What is needed — Restate, exactly and without pictures, the lines from the start of the listing below through the line holding "const envelopeD = [10, 10, 4.44, 0];".

..............................

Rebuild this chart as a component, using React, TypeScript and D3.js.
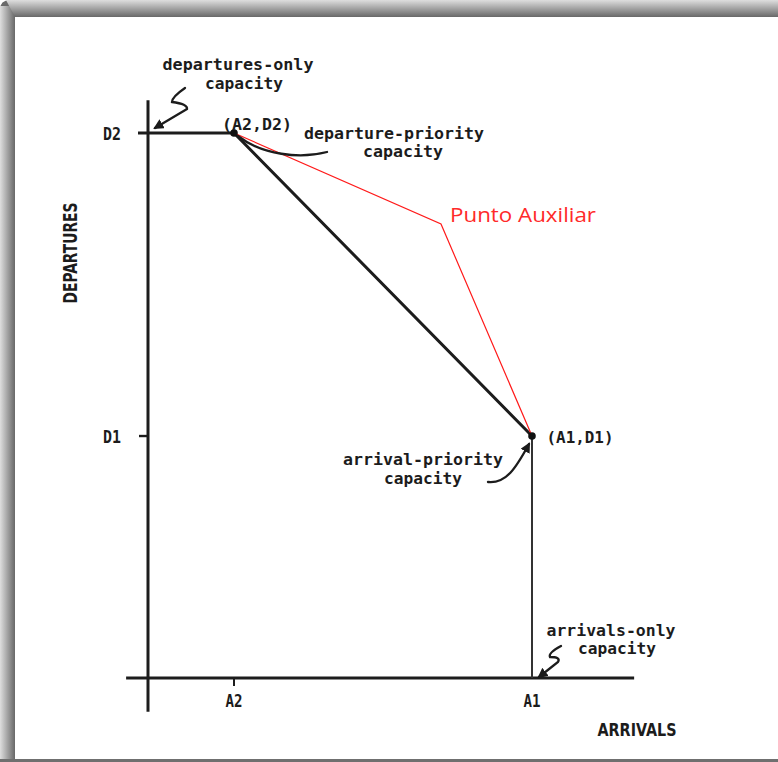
import * as d3 from "d3";
import { useEffect, useRef } from "react";

// abstract capacity units (A1 = 10 arrivals, D2 = 10 departures)
const xTickNames = ["A2", "A1"];
const xTickValues = [2.24, 10];
const yTickNames = ["D1", "D2"];
const yTickValues = [4.44, 10];

const envelopeA = [0, 2.24, 10, 10];
const envelopeD = [10, 10, 4.44, 0];

const auxA = [2.24, 7.63, 10];
const auxD = [10, 8.33, 4.44];

const cornerNames = ["(A2,D2)", "(A1,D1)"];
const auxLabel = "Punto Auxiliar";

const W = 778;
const H = 762;
const MONO = "'DejaVu Sans Mono', monospace";

export default function App() {
  const svgRef = useRef<SVGSVGElement>(null);

  useEffect(() => {
    if (!svgRef.current) return;
    const svg = d3.select(svgRef.current);
    svg.selectAll("*").remove();

    const defs = svg.append("defs");
    const gTop = defs
      .append("linearGradient")
      .attr("id", "frame-top")
      .attr("x1", 0).attr("y1", 0).attr("x2", 0).attr("y2", 1);
    gTop.append("stop").attr("offset", "0%").attr("stop-color", "#dedede");
    gTop.append("stop").attr("offset", "100%").attr("stop-color", "#686868");
    const gLeft = defs
      .append("linearGradient")
      .attr("id", "frame-left")
      .attr("x1", 0).attr("y1", 0).attr("x2", 1).attr("y2", 0);
    gLeft.append("stop").attr("offset", "0%").attr("stop-color", "#dedede");
    gLeft.append("stop").attr("offset", "100%").attr("stop-color", "#686868");

    defs
      .append("marker")
      .attr("id", "arrow")
      .attr("viewBox", "0 0 10 10")
      .attr("refX", 8)
      .attr("refY", 5)
      .attr("markerWidth", 4.5)
      .attr("markerHeight", 4.5)
      .attr("orient", "auto")
      .append("path")
      .attr("d", "M0,0 L10,5 L0,10 z")
      .attr("fill", "#1a1a1a");

    // frame
    svg.append("rect").attr("width", W).attr("height", H).attr("fill", "#ffffff");
    svg.append("path")
      .attr("d", `M0,10 Q0,0 10,0 L${W},0 L${W},17 L15,17 L15,${H} L0,${H} Z`)
      .attr("fill", "#6a6a6a");
    svg.append("rect").attr("x", 0).attr("y", 6).attr("width", 15).attr("height", H).attr("fill", "url(#frame-left)");
    svg.append("path")
      .attr("d", `M6,0 L${W},0 L${W},17 L15,17 Z`)
      .attr("fill", "url(#frame-top)");
    svg.append("rect").attr("x", 0).attr("y", 759).attr("width", W).attr("height", 3).attr("fill", "#6f6f6f");

    const x = d3.scaleLinear().domain([0, 10]).range([148, 532]);
    const y = d3.scaleLinear().domain([0, 10]).range([678, 133]);
    const ink = "#1c1c1c";

    // axes
    const axes = svg.append("g").attr("stroke", ink).attr("stroke-linecap", "butt");
    axes.append("line")
      .attr("x1", x(-0.57)).attr("x2", x(12.66))
      .attr("y1", y(0)).attr("y2", y(0))
      .attr("stroke-width", 3.2);
    axes.append("line")
      .attr("x1", x(0)).attr("x2", x(0))
      .attr("y1", y(10.6)).attr("y2", y(-0.62))
      .attr("stroke-width", 3);

    axes.append("line")
      .attr("x1", x(xTickValues[0])).attr("x2", x(xTickValues[0]))
      .attr("y1", y(0)).attr("y2", y(0) + 8)
      .attr("stroke-width", 2);
    axes.append("line")
      .attr("x1", x(0) - 9).attr("x2", x(0))
      .attr("y1", y(yTickValues[0])).attr("y2", y(yTickValues[0]))
      .attr("stroke-width", 2.4);

    const tickFont = (sel: any) =>
      sel.attr("font-family", MONO).attr("font-weight", "bold").attr("font-size", 17).attr("fill", ink);

    xTickNames.forEach((name, i) => {
      svg.append("text")
        .call(tickFont)
        .attr("x", x(xTickValues[i]))
        .attr("y", 707)
        .attr("text-anchor", "middle")
        .attr("textLength", 17)
        .attr("lengthAdjust", "spacingAndGlyphs")
        .text(name);
    });
    yTickNames.forEach((name, i) => {
      svg.append("text")
        .call(tickFont)
        .attr("x", 112)
        .attr("y", y(yTickValues[i]) + 7)
        .attr("text-anchor", "middle")
        .attr("textLength", 18)
        .attr("lengthAdjust", "spacingAndGlyphs")
        .text(name);
    });

    // axis titles
    svg.append("text")
      .attr("font-family", "'DejaVu Sans Condensed', 'DejaVu Sans', sans-serif")
      .attr("font-weight", "bold")
      .attr("font-size", 18)
      .attr("fill", ink)
      .attr("x", 637)
      .attr("y", 736)
      .attr("text-anchor", "middle")
      .attr("textLength", 79)
      .attr("lengthAdjust", "spacingAndGlyphs")
      .text("ARRIVALS");
    svg.append("text")
      .attr("font-family", "'DejaVu Sans Condensed', 'DejaVu Sans', sans-serif")
      .attr("font-weight", "bold")
      .attr("font-size", 19)
      .attr("fill", ink)
      .attr("transform", "translate(77,253) rotate(-90)")
      .attr("text-anchor", "middle")
      .attr("textLength", 101)
      .attr("lengthAdjust", "spacingAndGlyphs")
      .text("DEPARTURES");

    // capacity envelope
    const pts: [number, number][] = envelopeA.map((a, i) => [x(a), y(envelopeD[i])]);
    const line = d3.line<[number, number]>();
    svg.append("path")
      .attr("d", line([[x(0) - 10, y(10)], ...pts.slice(1, 3)]) ?? "")
      .attr("fill", "none")
      .attr("stroke", ink)
      .attr("stroke-width", 3)
      .attr("stroke-linejoin", "round");
    svg.append("path")
      .attr("d", line(pts.slice(2)) ?? "")
      .attr("fill", "none")
      .attr("stroke", "#333")
      .attr("stroke-width", 2);

    // auxiliary red path
    const aux: [number, number][] = auxA.map((a, i) => [x(a), y(auxD[i])]);
    svg.append("path")
      .attr("d", line(aux) ?? "")
      .attr("fill", "none")
      .attr("stroke", "#ff1a1a")
      .attr("stroke-width", 1.2);

    // corner points
    [pts[1], pts[2]].forEach(([px, py]) => {
      svg.append("circle").attr("cx", px).attr("cy", py).attr("r", 3.8).attr("fill", "#111");
    });

    // annotation arrows
    const arrows = svg.append("g").attr("fill", "none").attr("stroke", ink).attr("stroke-width", 2.3).attr("stroke-linecap", "round");
    arrows.append("path")
      .attr("d", "M185,88 Q172,97 172,102 Q188,104 187,109 L155,128")
      .attr("marker-end", "url(#arrow)");
    arrows.append("path")
      .attr("d", "M327,152 C300,159 262,155 238,136");
    arrows.append("path")
      .attr("d", "M488,482 C506,484 516,468 529,444")
      .attr("marker-end", "url(#arrow)");
    arrows.append("path")
      .attr("d", "M561,646 Q548,653 550,657 Q561,657 558,662 L539,677")
      .attr("marker-end", "url(#arrow)");

    // annotation texts
    const notes: [string, number, number, number][] = [
      ["departures-only", 238, 70, 151],
      ["capacity", 244, 89, 78],
      [cornerNames[0], 257, 130, 70],
      ["departure-priority", 394, 139, 180],
      ["capacity", 403, 157, 80],
      [cornerNames[1], 580, 443, 67],
      ["arrival-priority", 423, 465, 160],
      ["capacity", 423, 484, 78],
      ["arrivals-only", 611, 636, 129],
      ["capacity", 617, 654, 78],
    ];
    notes.forEach(([t, tx, ty, tw]) => {
      svg.append("text")
        .attr("font-family", MONO)
        .attr("font-weight", "bold")
        .attr("font-size", 16.5)
        .attr("fill", ink)
        .attr("x", tx)
        .attr("y", ty)
        .attr("text-anchor", "middle")
        .attr("textLength", tw)
        .attr("lengthAdjust", "spacingAndGlyphs")
        .text(t);
    });

    svg.append("text")
      .attr("font-family", "'Open Sans', sans-serif")
      .attr("font-size", 20)
      .attr("fill", "#ff2a2a")
      .attr("x", 450)
      .attr("y", 222)
      .attr("textLength", 146)
      .attr("lengthAdjust", "spacingAndGlyphs")
      .text(auxLabel);
  }, []);

  return (
    <div style={{ position: "fixed", left: 0, top: 0, width: W, height: H }}>
      <svg ref={svgRef} width={W} height={H} />
    </div>
  );
}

..............................

Response —
Rebuild this chart as a component, using React, TypeScript and D3.js.
import * as d3 from "d3";
import { useEffect, useRef } from "react";

// abstract capacity units (A1 = 10 arrivals, D2 = 10 departures)
const xTickNames = ["A2", "A1"];
const xTickValues = [2.24, 10];
const yTickNames = ["D1", "D2"];
const yTickValues = [4.44, 10];

const envelopeA = [0, 2.24, 10, 10];
const envelopeD = [10, 10, 4.44, 0];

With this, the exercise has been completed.